Top 10 recommended movies for user 1:
36            Cry, the Beloved Country (1995)
48                            Lamerica (1994)
87       Heidi Fleiss: Hollywood Madam (1995)
121          Awfully Big Adventure, An (1995)
405                    Live Nude Girls (1995)
433               What Happened Was... (1994)
441                            Orlando (1992)
536                    Denise Calls Up (1995)
557    World of Apu, The (Apur Sansar) (1959)
717                          Ninotchka (1939)
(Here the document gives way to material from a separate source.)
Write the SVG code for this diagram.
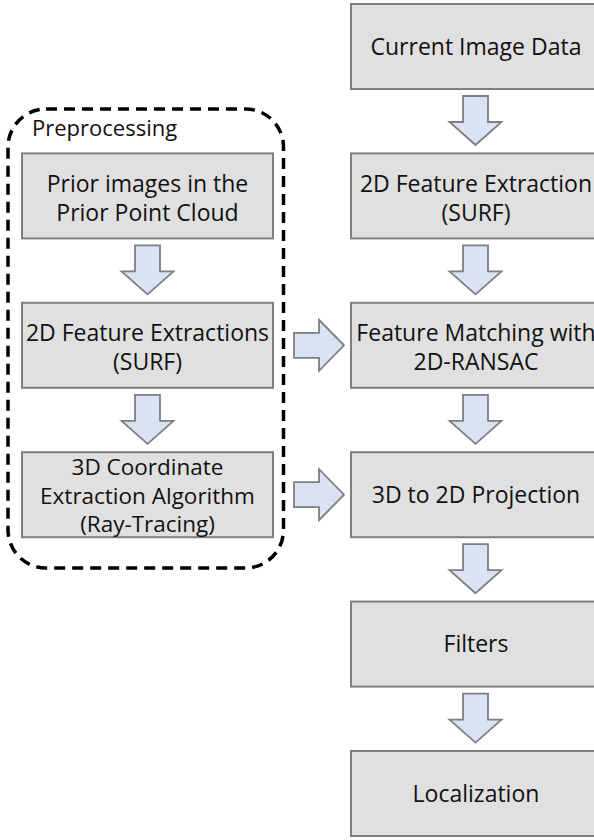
<svg xmlns="http://www.w3.org/2000/svg" width="594" height="840" viewBox="0 0 594 840">
<style>
.box{fill:#e0e0e0;stroke:#7f7f7f;stroke-width:2}
.arr{fill:#dae3f3;stroke:#7f7f7f;stroke-width:1.8;stroke-linejoin:miter}
.t{font-family:"Open Sans","Noto Sans","Liberation Sans",sans-serif;font-size:23px;fill:#111;text-anchor:middle}
.t3{font-size:22.5px}
.lab{font-family:"Open Sans","Noto Sans","Liberation Sans",sans-serif;font-size:22px;fill:#111}
.dash{fill:none;stroke:#000;stroke-width:3.5;stroke-dasharray:11 7}
</style>
<rect width="594" height="840" fill="#fff"/>
<g id="preprocessing">
<rect class="dash" x="8" y="109" width="275.5" height="459" rx="38"/>
<text class="lab" x="32" y="136">Preprocessing</text>
</g>
<g id="prior-images">
<rect class="box" x="22" y="153.4" width="251" height="85"/>
<text class="t" x="147.5" y="191.5">Prior images in the</text>
<text class="t" x="147.5" y="220.5">Prior Point Cloud</text>
</g>
<g id="feature-extractions">
<rect class="box" x="22" y="302.8" width="251" height="85"/>
<text class="t" x="147.5" y="340.5">2D Feature Extractions</text>
<text class="t" x="147.5" y="369.5">(SURF)</text>
</g>
<g id="coordinate-extraction">
<rect class="box" x="22" y="452.2" width="251" height="85"/>
<text class="t t3" x="147.5" y="475">3D Coordinate</text>
<text class="t t3" x="147.5" y="503.5">Extraction Algorithm</text>
<text class="t t3" x="147.5" y="532">(Ray-Tracing)</text>
</g>
<g id="current-image">
<rect class="box" x="351" y="4" width="250" height="85"/>
<text class="t" x="476" y="55">Current Image Data</text>
</g>
<g id="feature-extraction">
<rect class="box" x="351" y="153.4" width="250" height="85"/>
<text class="t" x="476" y="191.5">2D Feature Extraction</text>
<text class="t" x="476" y="220.5">(SURF)</text>
</g>
<g id="feature-matching">
<rect class="box" x="351" y="302.8" width="250" height="85"/>
<text class="t" x="476" y="340.5">Feature Matching with</text>
<text class="t" x="476" y="369.5">2D-RANSAC</text>
</g>
<g id="projection">
<rect class="box" x="351" y="452.2" width="250" height="85"/>
<text class="t" x="476" y="503">3D to 2D Projection</text>
</g>
<g id="filters">
<rect class="box" x="351" y="601.6" width="250" height="85"/>
<text class="t" x="476" y="652">Filters</text>
</g>
<g id="localization">
<rect class="box" x="351" y="751" width="250" height="85"/>
<text class="t" x="476" y="802">Localization</text>
</g>
<g id="connectors">
<defs>
<path id="down" d="M-12.5,0 H12.5 V26 H26 L0,49 L-26,26 H-12.5 Z"/>
<path id="right" d="M0,-12.5 V12.5 H25 V25.5 L50,0 L25,-25.5 V-12.5 Z"/>
</defs>
<use href="#down" class="arr" x="475.5" y="96"/>
<use href="#down" class="arr" x="475.5" y="245.4"/>
<use href="#down" class="arr" x="475.5" y="394.8"/>
<use href="#down" class="arr" x="475.5" y="544.2"/>
<use href="#down" class="arr" x="475.5" y="693.6"/>
<use href="#down" class="arr" x="147.5" y="245.4"/>
<use href="#down" class="arr" x="147.5" y="394.8"/>
<use href="#right" class="arr" x="294" y="345.3"/>
<use href="#right" class="arr" x="294" y="494.7"/>
</g>
</svg>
Name: title, dtype: object


That's it! You've built a simple movie recommendation system using the MovieLens dataset and the Surprise library. You can further enhance this system by trying different algorithms, handling user-item cold start problems, and integrating it into a web application or service.